What are Cognitive Biases?
Cognitive biases are systematic patterns of deviation from norm or rationality in judgment, which often occur due to the brain's attempt to simplify information processing. In the
business context, these biases can significantly impact decision-making, leading to suboptimal outcomes. Understanding these biases is crucial for managers, entrepreneurs, and investors to make more informed decisions.
Common Cognitive Biases in Business
Confirmation Bias
Confirmation bias occurs when individuals favor information that confirms their pre-existing beliefs or hypotheses. In business, this can lead to poor decision-making as managers may ignore data that contradicts their plans. For instance, an executive might overlook negative feedback about a new product due to their strong belief in its success.
Anchoring Bias
Anchoring bias refers to the tendency to rely heavily on the first piece of information encountered (the "anchor") when making decisions. This can impact
pricing strategies, salary negotiations, and budgeting. For example, if an initial price for a product is set too high, customers might perceive subsequent lower prices as bargains, even if they are still above market value.
Overconfidence Bias
Overconfidence bias is the tendency to overestimate one's abilities and the accuracy of one's knowledge. In the business world, overconfidence can lead to overly ambitious projects, underestimating risks, and ignoring potential competition. Entrepreneurs and managers must be aware of this bias to avoid making unrealistic projections and decisions.
Availability Heuristic
The
availability heuristic is the tendency to make judgments based on readily available information, rather than all relevant data. In business, this can result in skewed perceptions of market conditions and customer preferences. For example, a marketer might focus on recent trends without considering long-term data, leading to misguided strategies.
Bandwagon Effect
The
bandwagon effect is the tendency to do (or believe) things because many other people do (or believe) the same. In business, this can lead to herd behavior, where companies follow industry trends without critically evaluating whether they are suitable for their specific circumstances. This can result in missed opportunities for innovation and differentiation.

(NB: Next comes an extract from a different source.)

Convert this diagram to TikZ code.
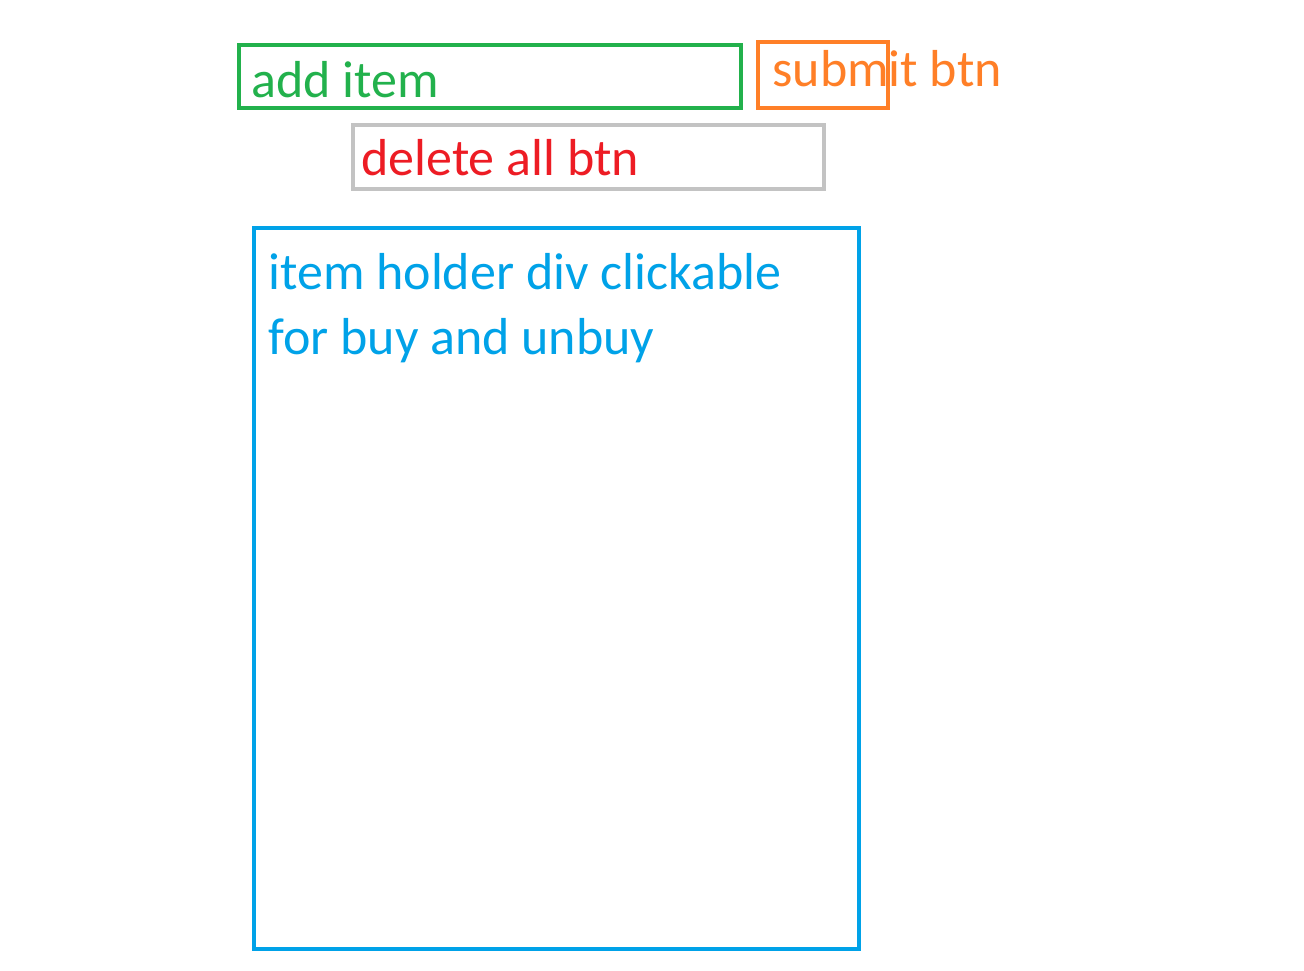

Encourage Diverse Perspectives
Fostering a culture of diversity and inclusion can help counteract cognitive biases. By bringing together individuals with different backgrounds, experiences, and viewpoints, businesses can challenge prevailing assumptions and generate more comprehensive analyses.
Implement Structured Decision-Making Processes
Using formal decision-making frameworks, such as
SWOT analysis or decision trees, can help ensure that all relevant factors are considered. This reduces the likelihood of biases influencing the outcome.
Leverage Data and Analytics
Data-driven decision-making can mitigate biases by providing objective insights. Businesses should invest in
business intelligence tools and analytics to support their decision-making processes.
Seek External Advice
Consulting with external experts or advisors can provide an unbiased perspective and help identify potential blind spots. This can be particularly valuable in high-stakes decisions such as mergers and acquisitions.
Regularly Review and Reflect
Periodic reviews of past decisions can help identify patterns of cognitive bias and improve future decision-making. Encouraging a culture of reflection and continuous improvement can lead to more rational and effective business practices.
Conclusion
Cognitive biases are an inherent part of human nature and can significantly impact business decisions. By understanding and mitigating these biases, businesses can enhance their decision-making processes, leading to better outcomes and sustained success. Awareness, structured processes, data-driven insights, and diverse perspectives are key to overcoming the challenges posed by cognitive biases in the business context.